Sunday, February 9, 2014

LEARN FROM HANOI

This week I spend much time figuring the step 5, namely the recursion question, in the Hanoi Puzzle. After the Monday lecture I understood the sight of solving recursion problem, and finished the three stools problem. I thought it wold be similar for the four stools, but found much harder.

By many tries, I finally finished the program but I still feel vague about the whole process. There are still many steps that I find hard to trace. However, through this assignment I have a basic framework about how to separate a recursive question into parts and divide them to base cases and recursive cases. It's just time that I need to understand it better.

In conclusion, recursive function requires a way that you focus your mind on solving only one cycle of the problem and leave the rest to the computer who can auto-run it by itself. Moreover, it's important to add condition operator to each cases, which avoids unexpected error.

Monday, February 3, 2014

Recursion

These days I have been busy about the Assignment 1. In the assignment, there is a puzzle called Tower of Hanoi. Actually the first 4 steps are easy, which require to follow the instruction and comment to fill the blank and make the program functional. However the fifth step was so hard that I struggled for 2 days but still stand in still!

That step require to think of an method to automatically run the game and find the least-step solution. I knew that recursion is required in that method but can' t find a clue. After the Monday lecture and some searching job on the Wiki, I can understand most of the three stools method. It will take me more time, let's say at least a week, to come to the method for four stools.

Therefore, recursion is easy to trace and understand but hard to generate your own recursion. It requires your better understanding of the puzzle and the ability to separate it into several steps.

Wednesday, January 22, 2014

View about OOP


This week I am going to talk about my understanding of OOP.

OOP, as Object-Oriented Programming, is the the main programming paradigm nowadays. Not only Python, but also C++, Java and other programming languages, is using this paradigm. 

In my personal understanding, OOP is a way that programmer follows when they want to create new codes. By using OOP, these codes are referred to certain object with certain attributes and features. For instance, the class "Stack" is in other words describing floors of stones that can be only added and removed  at the top. In this way, tons of complex code is packaged into many objects. Whenever user and other developer want to use them, they don't need to build again. By contrast, the only thing they need to do is to call the object and the method inside it.

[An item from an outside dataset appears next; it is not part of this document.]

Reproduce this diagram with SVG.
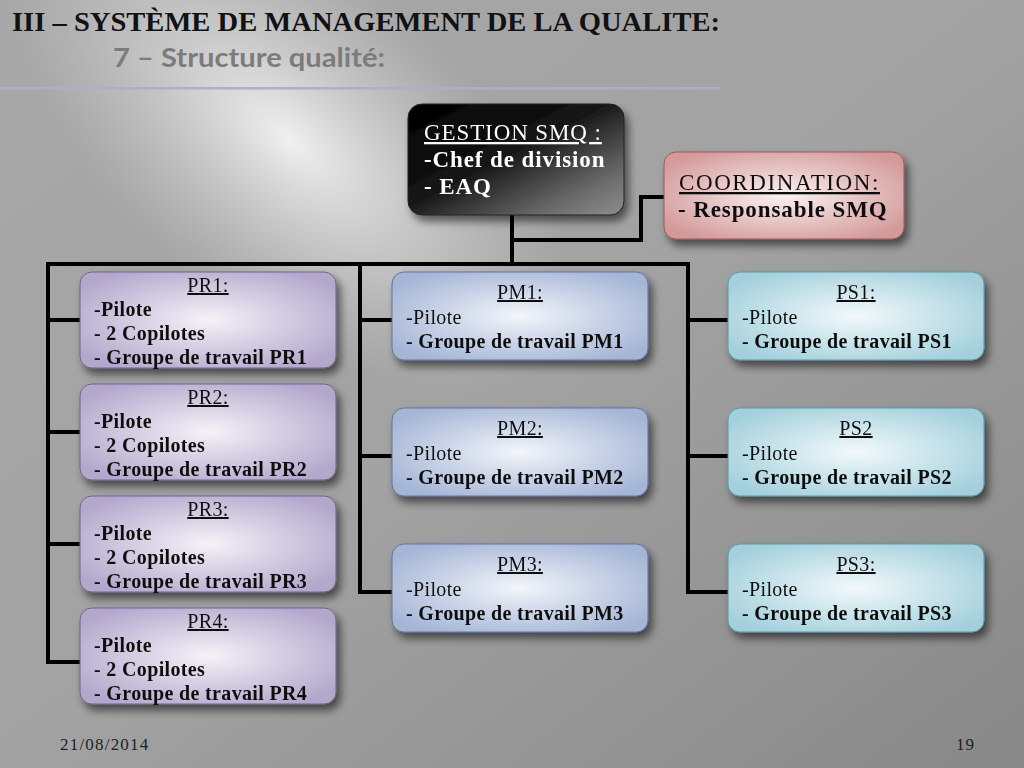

This programming paradigm benefits the developing of computer programming in many ways. Firstly, the new programmers can build their codes on the previous codes, which saves time. Secondly, OOP provide user with great convenience. Users do not need to understand the complex code they buy. They can utilize them just by calling object and method names. Thirdly, OOP programs are closely related to the real world problems. For instance, the "turtle" class is built for turtle robots in reality. Therefore, the none value codes drive the robots accomplish movements. By selling robots, the society is benefited and then these codes product values. Generally speaking, OOP is a proper and meaningful paradigm in programming.